▸ **Problem statement**
Please give the count of lines holding the string "that" and nothing besides.

Plotting code records:
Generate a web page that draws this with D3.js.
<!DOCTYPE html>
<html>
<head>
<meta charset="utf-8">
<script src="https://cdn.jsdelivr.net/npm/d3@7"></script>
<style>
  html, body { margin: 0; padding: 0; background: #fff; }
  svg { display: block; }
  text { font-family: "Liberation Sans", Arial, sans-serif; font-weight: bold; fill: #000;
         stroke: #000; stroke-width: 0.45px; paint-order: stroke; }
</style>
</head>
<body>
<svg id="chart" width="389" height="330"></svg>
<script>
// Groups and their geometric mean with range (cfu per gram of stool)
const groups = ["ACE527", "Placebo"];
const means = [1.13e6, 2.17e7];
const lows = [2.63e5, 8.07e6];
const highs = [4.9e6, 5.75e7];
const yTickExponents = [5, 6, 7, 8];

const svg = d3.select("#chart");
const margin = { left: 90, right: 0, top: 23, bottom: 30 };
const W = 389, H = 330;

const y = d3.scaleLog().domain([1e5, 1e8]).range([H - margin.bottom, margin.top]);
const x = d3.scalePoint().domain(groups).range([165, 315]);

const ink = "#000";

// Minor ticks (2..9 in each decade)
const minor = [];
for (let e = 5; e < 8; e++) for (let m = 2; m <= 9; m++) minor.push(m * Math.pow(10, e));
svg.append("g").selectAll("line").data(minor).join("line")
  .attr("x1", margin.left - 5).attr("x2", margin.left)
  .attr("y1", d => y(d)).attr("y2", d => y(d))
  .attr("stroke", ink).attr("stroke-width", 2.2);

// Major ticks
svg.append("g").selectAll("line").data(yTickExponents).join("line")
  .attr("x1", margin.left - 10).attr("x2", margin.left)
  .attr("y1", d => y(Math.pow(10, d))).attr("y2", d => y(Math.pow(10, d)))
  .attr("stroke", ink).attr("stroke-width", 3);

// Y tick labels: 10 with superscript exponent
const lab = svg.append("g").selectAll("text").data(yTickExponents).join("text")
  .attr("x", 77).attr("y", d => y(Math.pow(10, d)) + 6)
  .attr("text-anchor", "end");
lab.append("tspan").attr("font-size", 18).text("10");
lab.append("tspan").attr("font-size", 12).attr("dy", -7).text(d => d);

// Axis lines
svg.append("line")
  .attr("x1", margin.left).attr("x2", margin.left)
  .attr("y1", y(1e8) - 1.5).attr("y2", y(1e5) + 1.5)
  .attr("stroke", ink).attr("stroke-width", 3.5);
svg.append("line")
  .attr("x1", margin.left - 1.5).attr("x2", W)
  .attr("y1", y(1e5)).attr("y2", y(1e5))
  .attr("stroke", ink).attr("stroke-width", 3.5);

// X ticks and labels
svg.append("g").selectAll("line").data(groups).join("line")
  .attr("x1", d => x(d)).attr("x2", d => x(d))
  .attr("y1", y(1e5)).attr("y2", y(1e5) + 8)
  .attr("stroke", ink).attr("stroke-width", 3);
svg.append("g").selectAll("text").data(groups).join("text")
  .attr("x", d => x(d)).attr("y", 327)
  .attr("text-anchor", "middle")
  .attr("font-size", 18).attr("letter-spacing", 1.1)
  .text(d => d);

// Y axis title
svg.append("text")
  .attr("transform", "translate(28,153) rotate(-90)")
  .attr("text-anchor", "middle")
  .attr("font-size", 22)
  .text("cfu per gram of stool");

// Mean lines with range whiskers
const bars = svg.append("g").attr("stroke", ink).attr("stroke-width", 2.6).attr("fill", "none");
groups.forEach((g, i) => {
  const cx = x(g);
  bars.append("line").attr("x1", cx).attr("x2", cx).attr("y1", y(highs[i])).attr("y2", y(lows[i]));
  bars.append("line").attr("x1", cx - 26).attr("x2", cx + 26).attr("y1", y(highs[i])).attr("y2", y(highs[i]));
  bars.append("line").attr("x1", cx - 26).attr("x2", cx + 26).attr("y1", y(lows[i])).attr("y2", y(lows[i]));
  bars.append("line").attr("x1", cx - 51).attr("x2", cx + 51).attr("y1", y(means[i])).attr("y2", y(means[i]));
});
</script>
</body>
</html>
* * *
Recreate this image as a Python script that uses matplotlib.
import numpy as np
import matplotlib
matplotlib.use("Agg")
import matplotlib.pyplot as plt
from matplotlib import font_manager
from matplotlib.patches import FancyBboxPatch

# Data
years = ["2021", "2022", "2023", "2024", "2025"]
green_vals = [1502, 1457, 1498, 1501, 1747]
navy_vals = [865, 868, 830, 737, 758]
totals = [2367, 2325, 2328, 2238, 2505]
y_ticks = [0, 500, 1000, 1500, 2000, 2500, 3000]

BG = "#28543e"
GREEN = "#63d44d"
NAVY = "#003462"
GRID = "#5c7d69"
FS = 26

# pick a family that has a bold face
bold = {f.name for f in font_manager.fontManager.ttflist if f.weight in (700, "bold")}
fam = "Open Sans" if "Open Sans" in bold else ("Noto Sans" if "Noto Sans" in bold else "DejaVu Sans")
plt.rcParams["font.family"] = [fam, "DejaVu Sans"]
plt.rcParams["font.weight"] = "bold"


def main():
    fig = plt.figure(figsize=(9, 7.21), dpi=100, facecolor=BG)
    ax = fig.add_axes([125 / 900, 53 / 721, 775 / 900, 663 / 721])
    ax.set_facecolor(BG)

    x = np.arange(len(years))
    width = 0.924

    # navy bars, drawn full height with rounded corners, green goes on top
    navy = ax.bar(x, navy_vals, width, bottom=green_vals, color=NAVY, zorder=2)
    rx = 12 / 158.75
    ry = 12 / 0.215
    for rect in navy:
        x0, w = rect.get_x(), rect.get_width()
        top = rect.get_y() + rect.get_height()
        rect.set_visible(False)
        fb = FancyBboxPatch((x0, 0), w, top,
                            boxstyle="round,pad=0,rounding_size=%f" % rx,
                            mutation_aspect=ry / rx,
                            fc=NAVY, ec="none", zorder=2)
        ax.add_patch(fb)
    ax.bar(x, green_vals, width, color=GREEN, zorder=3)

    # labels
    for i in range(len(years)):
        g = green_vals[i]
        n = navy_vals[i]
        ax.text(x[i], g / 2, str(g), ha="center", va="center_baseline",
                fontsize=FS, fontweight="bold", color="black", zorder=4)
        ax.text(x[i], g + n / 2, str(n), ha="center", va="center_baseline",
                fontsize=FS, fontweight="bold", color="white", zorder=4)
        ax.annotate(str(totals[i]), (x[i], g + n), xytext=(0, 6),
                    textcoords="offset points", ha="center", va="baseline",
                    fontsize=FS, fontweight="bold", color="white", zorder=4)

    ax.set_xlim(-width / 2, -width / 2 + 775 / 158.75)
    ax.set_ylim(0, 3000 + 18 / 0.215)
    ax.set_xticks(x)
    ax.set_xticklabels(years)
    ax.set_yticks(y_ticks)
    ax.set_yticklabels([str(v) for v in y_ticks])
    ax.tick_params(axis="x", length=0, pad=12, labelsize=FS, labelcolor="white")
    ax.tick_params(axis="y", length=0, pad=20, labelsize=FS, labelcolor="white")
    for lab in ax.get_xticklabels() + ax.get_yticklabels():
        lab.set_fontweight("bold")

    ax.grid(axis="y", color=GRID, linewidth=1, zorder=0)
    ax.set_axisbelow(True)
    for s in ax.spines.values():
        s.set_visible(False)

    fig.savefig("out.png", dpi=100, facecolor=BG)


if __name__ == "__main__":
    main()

▸ **Result below**
3